The National Health Policy announced by the BJP-led NDA government in March 2017 has been criticized by some analysts for being a watered-down version of the original draft. From health being considered a fundamental right, which was mentioned in the original draft, the revised policy “assured healthcare to all’, with the implementation left largely to states, they added.

“There were exhaustive consultations, after which it was decided to mention “assured healthcare to all”. Health is ultimately a state subject so the implementation lies with them, but obviously with help from the centre,” Union health minister JP Nadda said while detailing the policy.

Experts say it is time the government made healthcare a fundamental right.

“Inadequate infrastructure is no excuse; the government needs to strengthen infrastructure to meet the healthcare needs of people. Public healthcare delivery system must be improved as it is the right of people to get proper treatment. There should be a national law for it,” said Ashok Aggarwal a lawyer and an activist.

The previous Congress-led United Progressive Alliance government drafted a policy on health for all that suggested putting in place a national health mission to improve the health infrastructure in the villages and towns of India.

The Congress, before the 2014 general election, promised universal healthcare, saying it would lead to the creation of six million new jobs in the sector by 2020.

Gandhi criticized the Bharatiya Janata Party (BJP)-led National Democratic Alliance government’s flagship health insurance scheme Ayushman Bharat, saying the initiative dealt with a limited number of healthcare issues.

“If I want to be kind to it, I see it as a limited scheme which is targeting a very limited number of healthcare issues and, if I want to be frank, I think that it is a handout to the 15-20 richest businessmen in India. This is not the type of scheme which we are going to run...I am absolutely convinced that you need public expenditure in health,” he said.

The scheme, billed as world’s biggest public health scheme, provides annual health cover of Rs 5 lakh per family to 107.4 million poor and vulnerable families (around 500 million people) ,listed in the socio-economic caste census data, for secondary and tertiary care hospitalisation through a network of empanelled hospitals. In first 100 days of Ayushman Bharat, launched on September 23, 2018, around 685,000 people availed of the scheme.

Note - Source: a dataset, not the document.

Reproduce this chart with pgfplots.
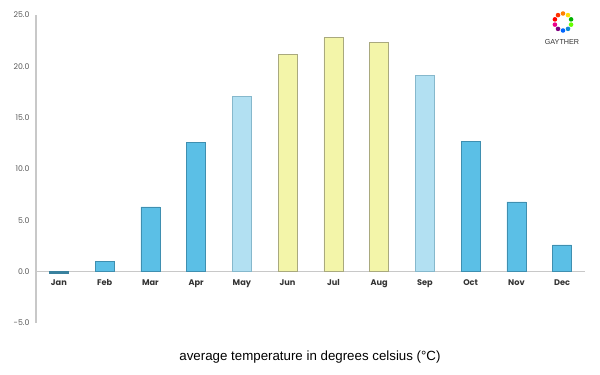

Gandhi said that the private sector and health insurance do have a role to play,but that the foundation for good healthcare has to be provided by the government and the public sector. “Hence I believe that a proper network for healthcare programme should be made in every state,” he added.

Responding to his criticism, a Bharatiya Janata Party spokesperson, Sacchinand Upasane, said Gandhi has no moral right to criticize Ayushman Bharat because in the past 60 years the Congress had done nothing towards providing healthcare for the poor.

“Millions of people have benefitted from the scheme and people are appreciating the BJP government for the same,” he added.